Ginger winced again, harder, trying to picture what the loss of every department head except Astrogation and Medical must have done to Charles Ward’s ship’s company. But even as that thought went through her, she felt her interest quickening. If the ship needed a new chief engineer, too…

“What do you know about the Taylors, Captain?” Mathis asked.

“Only what I’ve read in the Proceedings,” Ginger admitted. “I know the operational concept behind them, but I’ve never actually seen one, I’m afraid.”

The Taylors were a new departure in support ships whose pedigree owed at least a little—conceptually, at least—to the Trojan-class AMCs. Far smaller than mammoth repair vessels like HMS Ericsson, whose technicians had helped rebuild Hexapuma after the Battle of Monica, the Taylors ran to around three million tons, only about twenty percent bigger than the new Nike-class battlecruisers.

The challenge handed to BuShips’ designers had been to produce a “fast combat support vessel” which combined substantial repair capability and a modest capacity as an ammunition/stores ship in a package which was fast enough to stay with a detached force of battlecruisers. The result was the FSV, a ship which could be configured—and reconfigured—at need to fulfill a spectrum of missions, and the result looked…odd the first time someone saw it.

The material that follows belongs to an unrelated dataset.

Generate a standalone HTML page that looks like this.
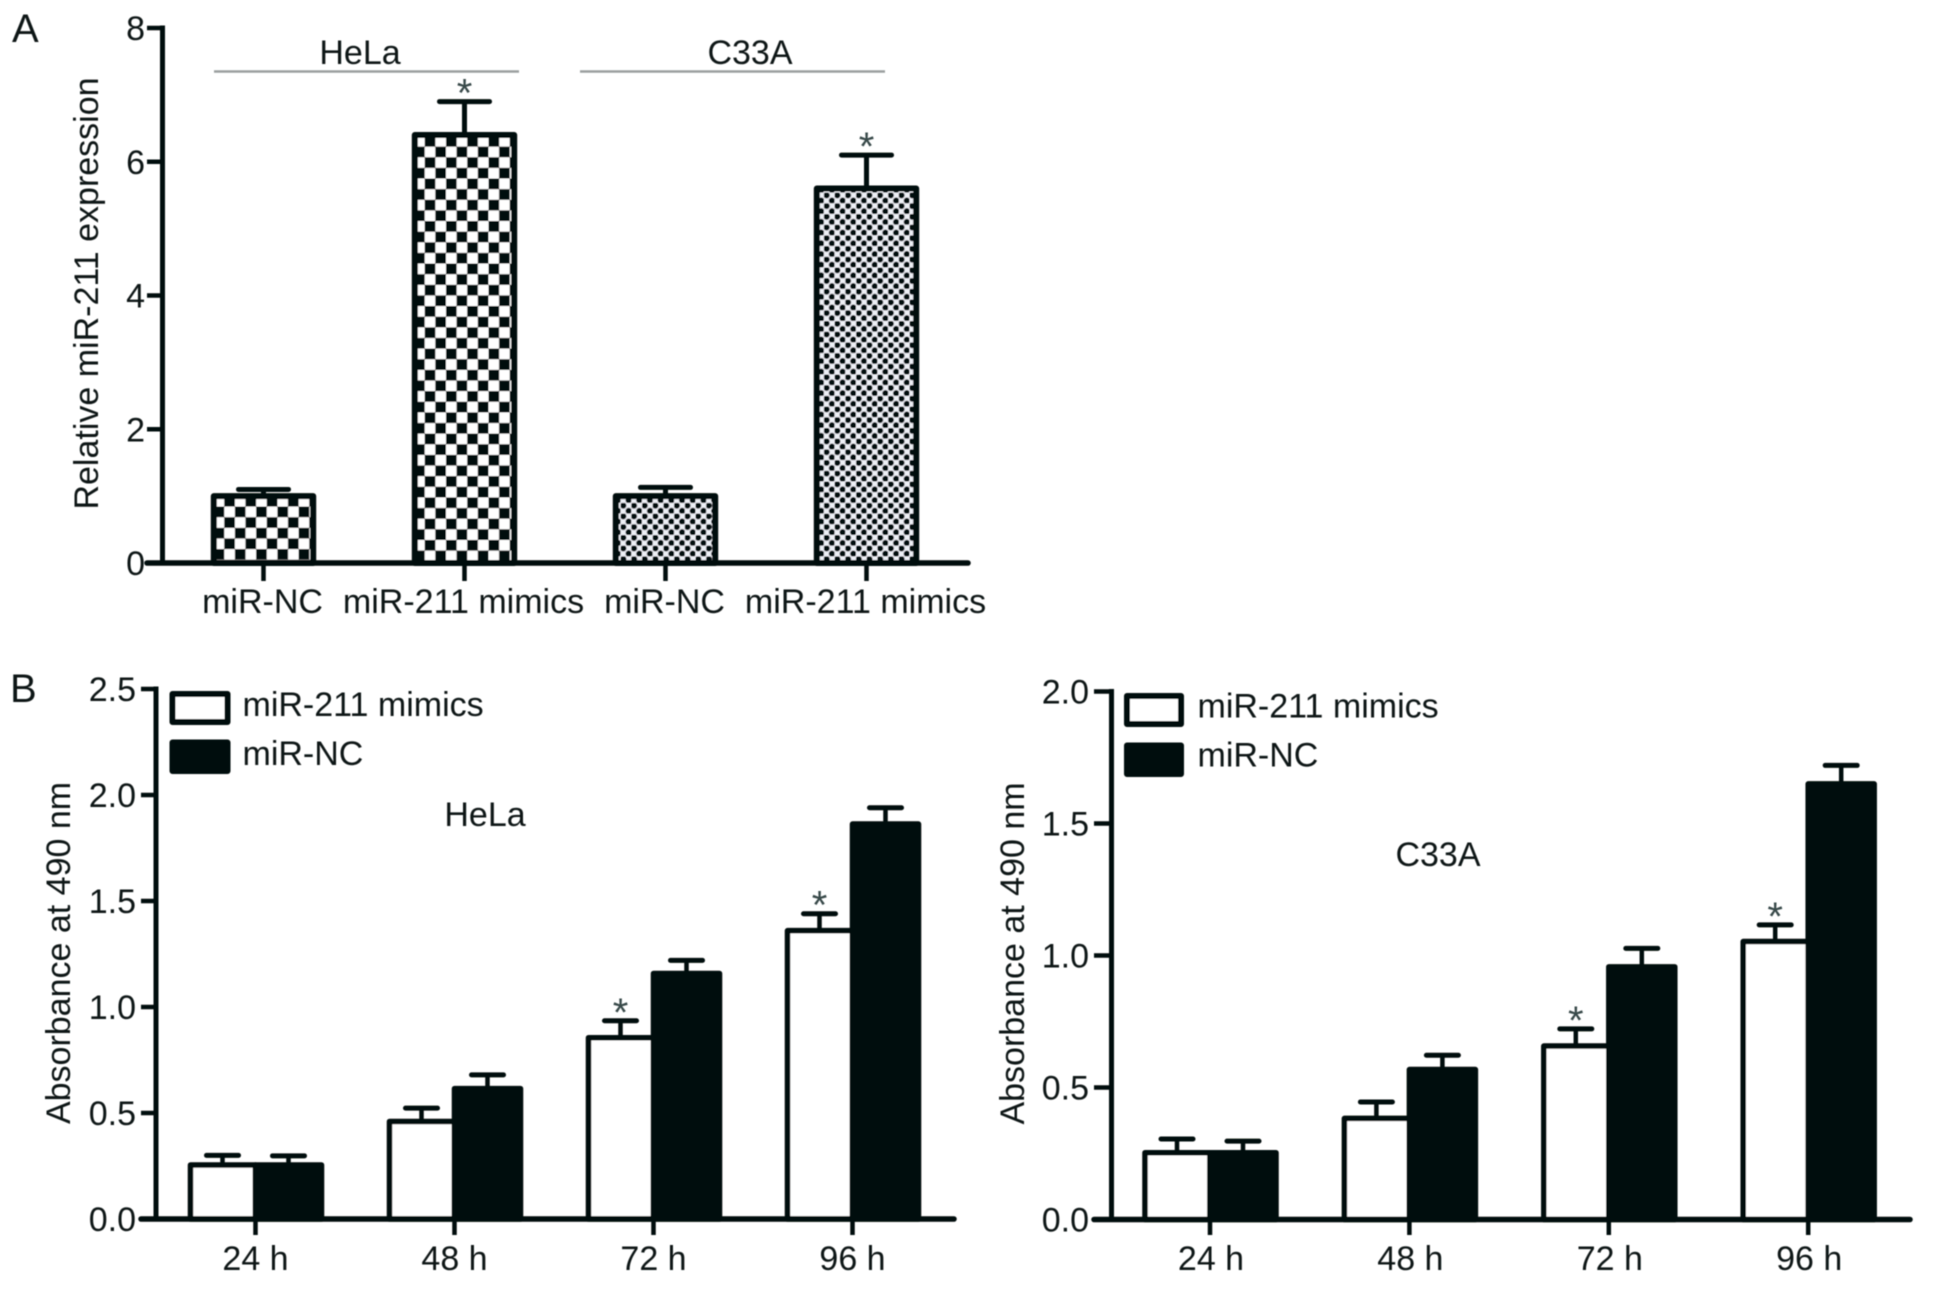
<!DOCTYPE html>
<html lang="en">
<head>
<meta charset="utf-8">
<title>miR-211 expression and absorbance</title>
<style>
html,body{margin:0;padding:0;background:#fff;width:1949px;height:1300px;overflow:hidden}
svg{display:block}
text{font-family:"Liberation Sans",Arial,sans-serif;font-size:34px;fill:#101414}
</style>
</head>
<body>
<svg id="figure" xmlns="http://www.w3.org/2000/svg" width="1949" height="1300" viewBox="0 0 1949 1300">
  <defs>
    <filter id="soft" x="-2%" y="-2%" width="104%" height="104%"><feGaussianBlur stdDeviation="0.6"/></filter>
    <pattern id="checker-a" patternUnits="userSpaceOnUse" x="1" y="17.6" width="21.26" height="21.26">
      <rect width="21.26" height="21.26" fill="#fff"/>
      <rect x="0" y="0" width="10.63" height="10.63" fill="#040807"/>
      <rect x="10.63" y="10.63" width="10.63" height="10.63" fill="#040807"/>
    </pattern>
    <pattern id="checker-b" patternUnits="userSpaceOnUse" x="20.76" y="8.44" width="21.26" height="21.26">
      <rect width="21.26" height="21.26" fill="#fff"/>
      <rect x="0" y="0" width="10.63" height="10.63" fill="#040807"/>
      <rect x="10.63" y="10.63" width="10.63" height="10.63" fill="#040807"/>
    </pattern>
    <pattern id="dots" patternUnits="userSpaceOnUse" width="10.7" height="10.7">
      <rect width="10.7" height="10.7" fill="#eef0f6"/>
      <circle cx="2.67" cy="2.67" r="3.1" fill="#04070f"/>
      <circle cx="8.02" cy="8.02" r="3.1" fill="#04070f"/>
    </pattern>
  </defs>
  <g id="root" filter="url(#soft)">
    <text x="12" y="42" style="font-size:40px">A</text>
    <text x="10" y="702" style="font-size:40px">B</text>

    <text x="360" y="64" text-anchor="middle">HeLa</text>
    <line x1="214" y1="71.5" x2="519" y2="71.5" stroke="#9a9f9f" stroke-width="2.5"/>
    <text x="750" y="64" text-anchor="middle">C33A</text>
    <line x1="580" y1="71.5" x2="885" y2="71.5" stroke="#9a9f9f" stroke-width="2.5"/>
    <text transform="translate(98 293.5) rotate(-90)" text-anchor="middle">Relative miR-211 expression</text>

    <text transform="translate(70 953) rotate(-90)" text-anchor="middle">Absorbance at 490 nm</text>
    <text x="485" y="826" text-anchor="middle">HeLa</text>
    <rect x="172.5" y="694" width="55" height="28" fill="#fff" stroke="#060a09" stroke-width="6" stroke-linejoin="round"/>
    <text x="242.5" y="716">miR-211 mimics</text>
    <rect x="172.5" y="742.5" width="55" height="28.5" fill="#060a09" stroke="#060a09" stroke-width="6" stroke-linejoin="round"/>
    <text x="242.5" y="765">miR-NC</text>

    <text transform="translate(1024 953.5) rotate(-90)" text-anchor="middle">Absorbance at 490 nm</text>
    <text x="1438" y="866" text-anchor="middle">C33A</text>
    <rect x="1127" y="696" width="54" height="28" fill="#fff" stroke="#060a09" stroke-width="6" stroke-linejoin="round"/>
    <text x="1197.5" y="717.5">miR-211 mimics</text>
    <rect x="1127" y="745.5" width="54" height="28.5" fill="#060a09" stroke="#060a09" stroke-width="6" stroke-linejoin="round"/>
    <text x="1197.5" y="766.5">miR-NC</text>
  </g>
</svg>
<script>
/* Panel A data */
const panelACategories = ["miR-NC", "miR-211 mimics", "miR-NC", "miR-211 mimics"];
const panelAValues = [1.0, 6.4, 1.0, 5.6];
const panelAErrors = [0.1, 0.5, 0.13, 0.5];
const panelASignificant = [false, true, false, true];
const panelATicks = [0, 2, 4, 6, 8];
const panelATickLabels = ["0", "2", "4", "6", "8"];

/* Panel B shared data */
const timeCategories = ["24 h", "48 h", "72 h", "96 h"];

/* Panel B, HeLa */
const helaMimics = [0.255, 0.46, 0.855, 1.36];
const helaMimicsErrors = [0.045, 0.063, 0.08, 0.08];
const helaMimicsSignificant = [false, false, true, true];
const helaNC = [0.255, 0.615, 1.158, 1.863];
const helaNCErrors = [0.043, 0.065, 0.062, 0.077];
const helaTicks = [0, 0.5, 1, 1.5, 2, 2.5];
const helaTickLabels = ["0.0", "0.5", "1.0", "1.5", "2.0", "2.5"];

/* Panel B, C33A */
const c33aMimics = [0.253, 0.383, 0.657, 1.053];
const c33aMimicsErrors = [0.052, 0.062, 0.065, 0.063];
const c33aMimicsSignificant = [false, false, true, true];
const c33aNC = [0.253, 0.568, 0.957, 1.65];
const c33aNCErrors = [0.044, 0.054, 0.07, 0.07];
const c33aTicks = [0, 0.5, 1, 1.5, 2];
const c33aTickLabels = ["0.0", "0.5", "1.0", "1.5", "2.0"];

const SVG_NS = "http://www.w3.org/2000/svg";
const INK = "#060a09";
const root = document.getElementById("root");

function make(tag, attrs, parent) {
  const el = document.createElementNS(SVG_NS, tag);
  for (const k in attrs) el.setAttribute(k, attrs[k]);
  (parent || root).appendChild(el);
  return el;
}

function linearScale(d0, d1, r0, r1) {
  return function (v) { return r0 + (v - d0) / (d1 - d0) * (r1 - r0); };
}

function drawAxes(prefix, geo, y, ticks, tickLabels, cats, bandX) {
  const yAxis = make("line", {x1: geo.axisX, y1: y(ticks[ticks.length - 1]) - 2.5, x2: geo.axisX, y2: geo.axisY, stroke: INK, "stroke-width": 5});
  
  
  const xAxis = make("line", {x1: geo.tickLeft, y1: geo.axisY, x2: geo.axisRight, y2: geo.axisY, stroke: INK, "stroke-width": 5.5, "stroke-linecap": "round"});
  
  
  ticks.forEach(function (t, i) {
    const tick = make("line", {x1: geo.tickLeft, y1: y(t), x2: geo.axisX, y2: y(t), stroke: INK, "stroke-width": 4.5});
    
    
    const lab = make("text", {x: geo.tickLabelX, y: y(t) + 12, "text-anchor": "end"});
    lab.textContent = tickLabels[i];
    
    
  });
  cats.forEach(function (c, i) {
    const cx = bandX(i);
    const tick = make("line", {x1: cx, y1: geo.axisY, x2: cx, y2: geo.tickBottom, stroke: INK, "stroke-width": 4.5});
    
    
    const lab = make("text", {x: cx + geo.catDx, y: geo.catBaseline, "text-anchor": "middle"});
    lab.textContent = c;
    
    
  });
}

function drawErrorBar(prefix, cx, y, value, err, capHalf, sw) {
  const top = y(value + err);
  const stem = make("line", {x1: cx, y1: y(value), x2: cx, y2: top, stroke: INK, "stroke-width": sw});
  
  
  const cap = make("line", {x1: cx - capHalf, y1: top, x2: cx + capHalf, y2: top, stroke: INK, "stroke-width": 5, "stroke-linecap": "round"});
  
  
}

function drawStar(prefix, cx, y, value, err) {
  const star = make("text", {x: cx, y: y(value + err) + 5, "text-anchor": "middle", style: "fill:#39494a;font-size:40px"});
  star.textContent = "*";
  
  
}

/* Panel A */
(function () {
  const geo = {axisX: 162.5, axisY: 563, axisRight: 968, tickLeft: 147, tickBottom: 581, tickLabelX: 145, catDx: -1, catBaseline: 613};
  const y = linearScale(0, 8, geo.axisY, 28);
  const x = function (i) { return 263.5 + i * 201; };
  const half = 49.7;
  const patternIds = ["checker-a", "checker-b", "dots", "dots"];
  panelACategories.forEach(function (c, i) {
    const v = panelAValues[i];
    drawErrorBar("panel-a-bar-" + (i + 1), x(i), y, v, panelAErrors[i], 25, 5);
    const bar = make("rect", {x: x(i) - half, y: y(v), width: half * 2, height: geo.axisY - y(v), fill: "url(#" + patternIds[i] + ")", stroke: INK, "stroke-width": 6, "stroke-linejoin": "round"});
    
    
    if (panelASignificant[i]) drawStar("panel-a-bar-" + (i + 1), x(i), y, v, panelAErrors[i]);
  });
  drawAxes("panel-a", geo, y, panelATicks, panelATickLabels, panelACategories, x);
})();

/* Panel B charts */
function drawGrouped(prefix, geo, y, mimics, mimicsErr, mimicsSig, nc, ncErr, ticks, tickLabels) {
  const x = function (i) { return geo.x0 + i * geo.step; };
  timeCategories.forEach(function (c, i) {
    const cx = x(i);
    drawErrorBar(prefix + "-mimics-" + i, cx - 33, y, mimics[i], mimicsErr[i], 16, 4.5);
    drawErrorBar(prefix + "-nc-" + i, cx + 33, y, nc[i], ncErr[i], 16, 4.5);
    const w = make("rect", {x: cx - 65, y: y(mimics[i]), width: 65, height: geo.axisY - y(mimics[i]), fill: "#fff", stroke: INK, "stroke-width": 5.5, "stroke-linejoin": "round"});
    
    
    const b = make("rect", {x: cx, y: y(nc[i]), width: 66, height: geo.axisY - y(nc[i]), fill: INK, stroke: INK, "stroke-width": 5.5, "stroke-linejoin": "round"});
    
    
    if (mimicsSig[i]) drawStar(prefix + "-mimics-" + i, cx - 33, y, mimics[i], mimicsErr[i]);
  });
  drawAxes(prefix, geo, y, ticks, tickLabels, timeCategories, x);
}

(function () {
  const geo = {x0: 255.5, step: 199, axisX: 156, axisY: 1219, axisRight: 954, tickLeft: 141, tickBottom: 1235, tickLabelX: 136, catDx: 0, catBaseline: 1270};
  const y = linearScale(0, 2.5, geo.axisY, 689);
  drawGrouped("hela", geo, y, helaMimics, helaMimicsErrors, helaMimicsSignificant, helaNC, helaNCErrors, helaTicks, helaTickLabels);
})();

(function () {
  const geo = {x0: 1210, step: 199.4, axisX: 1111.5, axisY: 1219.5, axisRight: 1910, tickLeft: 1094, tickBottom: 1235, tickLabelX: 1089, catDx: 1, catBaseline: 1270};
  const y = linearScale(0, 2, geo.axisY, 691.5);
  drawGrouped("c33a", geo, y, c33aMimics, c33aMimicsErrors, c33aMimicsSignificant, c33aNC, c33aNCErrors, c33aTicks, c33aTickLabels);
})();
</script>
</body>
</html>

Oh, the forward twenty percent of a Taylor’s outboard profile looked pretty much like a standard bulk carrier’s hull, with a few rather features thrown in. But stretching aft from that was a long, relatively narrow tube—a central core which contained the basic ship systems and life support—that terminated in what looked for all the world like a warship’s after hammerhead. Four full-length ribs projected outward from the core, designed to serve as attachment points to mate the core hull with four quarter-hull section modules. Those modules included straight cargo carrying variants, but also those fitted with machine shops, as ammunition carriers, or even as personnel transport quarters and life support.